*WHAT YOU NEED TO DO:* Each entry that follows is to be retyped exactly. Pictures do not belong in the copy.

*SOURCE DATA:*
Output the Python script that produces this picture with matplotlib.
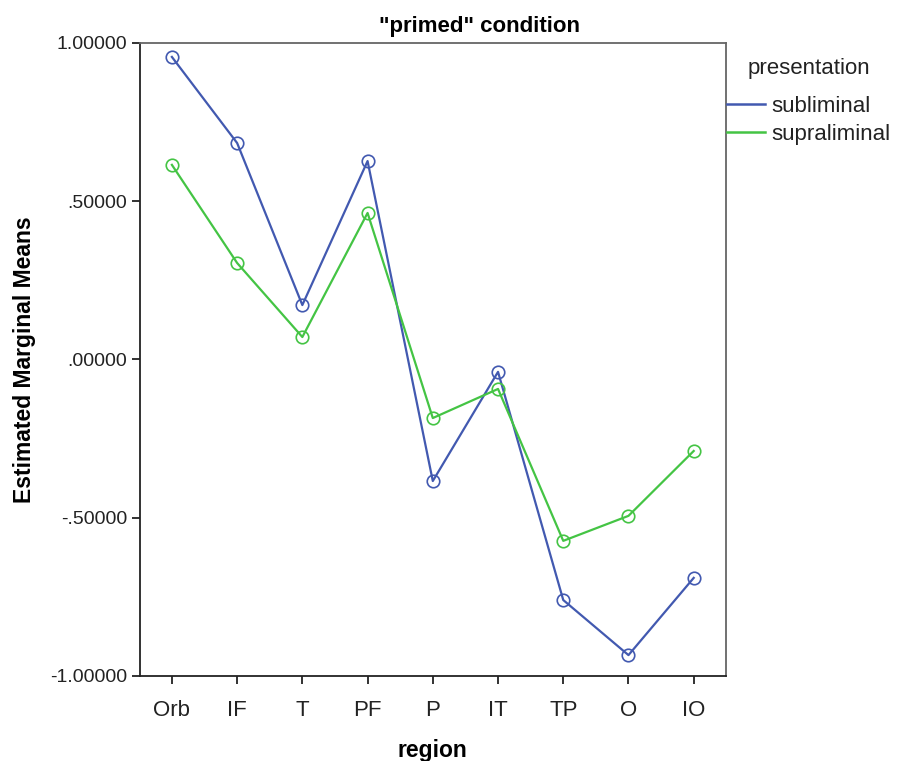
import numpy as np
import matplotlib
matplotlib.use("Agg")
import matplotlib.pyplot as plt
from matplotlib.ticker import FuncFormatter

# DATA
regions = ["Orb", "IF", "T", "PF", "P", "IT", "TP", "O", "IO"]
subliminal = [0.956, 0.684, 0.172, 0.627, -0.384, -0.039, -0.760, -0.934, -0.690]
supraliminal = [0.615, 0.305, 0.071, 0.463, -0.185, -0.093, -0.573, -0.494, -0.289]
yticks = [-1.0, -0.5, 0.0, 0.5, 1.0]

plt.rcParams["font.family"] = ["Liberation Sans", "DejaVu Sans"]

blue = "#4259B0"
green = "#44C444"

fig = plt.figure(figsize=(8.97, 7.61), dpi=100)
ax = fig.add_axes([0.156, 0.1117, 0.653, 0.8318])

x = np.arange(len(regions))
l1, = ax.plot(x, subliminal, color=blue, linewidth=1.6, marker="o", markersize=9,
              markerfacecolor="none", markeredgecolor=blue, markeredgewidth=1.2, label="subliminal")
l2, = ax.plot(x, supraliminal, color=green, linewidth=1.6, marker="o", markersize=9,
              markerfacecolor="none", markeredgecolor=green, markeredgewidth=1.2, label="supraliminal")

ax.set_xlim(-0.49, 8.49)
ax.set_ylim(-1.0, 1.0)
ax.set_xticks(x)
ax.set_xticklabels(regions)
ax.set_yticks(yticks)


def fmt(v, pos):
    s = "%.5f" % v
    if s.startswith("0."):
        s = s[1:]
    elif s.startswith("-0."):
        s = "-" + s[2:]
    return s


ax.yaxis.set_major_formatter(FuncFormatter(fmt))
ax.tick_params(direction="out", length=6, width=1.3, colors="#222222", pad=3)
ax.tick_params(axis="y", labelsize=14)
ax.tick_params(axis="x", labelsize=16, pad=11)
for side in ["left", "bottom"]:
    ax.spines[side].set_color("#222222")
    ax.spines[side].set_linewidth(1.3)
for side in ["top", "right"]:
    ax.spines[side].set_color("#666666")
    ax.spines[side].set_linewidth(1.3)

ax.set_title('"primed" condition', fontsize=16, fontweight="bold", pad=8, x=0.58)
ax.set_xlabel("region", fontsize=16.5, fontweight="bold", labelpad=13)
ax.set_ylabel("Estimated Marginal Means", fontsize=16.5, fontweight="bold", labelpad=10)

leg = ax.legend(handles=[l1, l2], labels=["subliminal", "supraliminal"], title="presentation",
                loc="upper left", bbox_to_anchor=(1.002, 0.976), frameon=False,
                fontsize=16, title_fontsize=16, handlelength=1.7, handletextpad=0.32,
                labelspacing=0.3, borderaxespad=0.0, borderpad=0.0)
leg._legend_box.sep = 12
for h in leg.legend_handles:
    h.set_marker("")
    h.set_linewidth(1.8)
leg.get_title().set_color("#222222")
for t in leg.get_texts():
    t.set_color("#222222")

fig.savefig("out.png", dpi=100)
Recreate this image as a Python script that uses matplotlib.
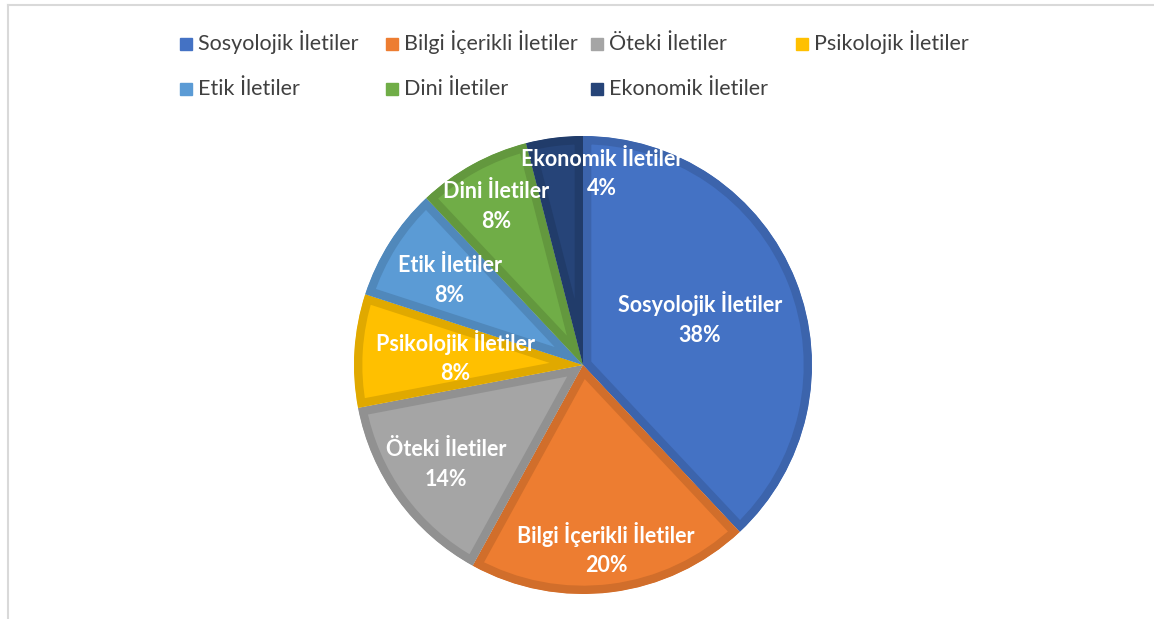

*ANSWER IN FULL:*
Output the Python script that produces this picture with matplotlib.
import numpy as np
import matplotlib
matplotlib.use("Agg")
import matplotlib.pyplot as plt
from matplotlib.ticker import FuncFormatter

# DATA
regions = ["Orb", "IF", "T", "PF", "P", "IT", "TP", "O", "IO"]
subliminal = [0.956, 0.684, 0.172, 0.627, -0.384, -0.039, -0.760, -0.934, -0.690]
supraliminal = [0.615, 0.305, 0.071, 0.463, -0.185, -0.093, -0.573, -0.494, -0.289]
yticks = [-1.0, -0.5, 0.0, 0.5, 1.0]

plt.rcParams["font.family"] = ["Liberation Sans", "DejaVu Sans"]

blue = "#4259B0"
green = "#44C444"

fig = plt.figure(figsize=(8.97, 7.61), dpi=100)
ax = fig.add_axes([0.156, 0.1117, 0.653, 0.8318])

x = np.arange(len(regions))
l1, = ax.plot(x, subliminal, color=blue, linewidth=1.6, marker="o", markersize=9,
              markerfacecolor="none", markeredgecolor=blue, markeredgewidth=1.2, label="subliminal")
l2, = ax.plot(x, supraliminal, color=green, linewidth=1.6, marker="o", markersize=9,
              markerfacecolor="none", markeredgecolor=green, markeredgewidth=1.2, label="supraliminal")

ax.set_xlim(-0.49, 8.49)
ax.set_ylim(-1.0, 1.0)
ax.set_xticks(x)
ax.set_xticklabels(regions)
ax.set_yticks(yticks)


def fmt(v, pos):
    s = "%.5f" % v
    if s.startswith("0."):
        s = s[1:]
    elif s.startswith("-0."):
        s = "-" + s[2:]
    return s


ax.yaxis.set_major_formatter(FuncFormatter(fmt))
ax.tick_params(direction="out", length=6, width=1.3, colors="#222222", pad=3)
ax.tick_params(axis="y", labelsize=14)
ax.tick_params(axis="x", labelsize=16, pad=11)
for side in ["left", "bottom"]:
    ax.spines[side].set_color("#222222")
    ax.spines[side].set_linewidth(1.3)
for side in ["top", "right"]:
    ax.spines[side].set_color("#666666")
    ax.spines[side].set_linewidth(1.3)

ax.set_title('"primed" condition', fontsize=16, fontweight="bold", pad=8, x=0.58)
ax.set_xlabel("region", fontsize=16.5, fontweight="bold", labelpad=13)
ax.set_ylabel("Estimated Marginal Means", fontsize=16.5, fontweight="bold", labelpad=10)

leg = ax.legend(handles=[l1, l2], labels=["subliminal", "supraliminal"], title="presentation",
                loc="upper left", bbox_to_anchor=(1.002, 0.976), frameon=False,
                fontsize=16, title_fontsize=16, handlelength=1.7, handletextpad=0.32,
                labelspacing=0.3, borderaxespad=0.0, borderpad=0.0)
leg._legend_box.sep = 12
for h in leg.legend_handles:
    h.set_marker("")
    h.set_linewidth(1.8)
leg.get_title().set_color("#222222")
for t in leg.get_texts():
    t.set_color("#222222")

fig.savefig("out.png", dpi=100)
Recreate this image as a Python script that uses matplotlib.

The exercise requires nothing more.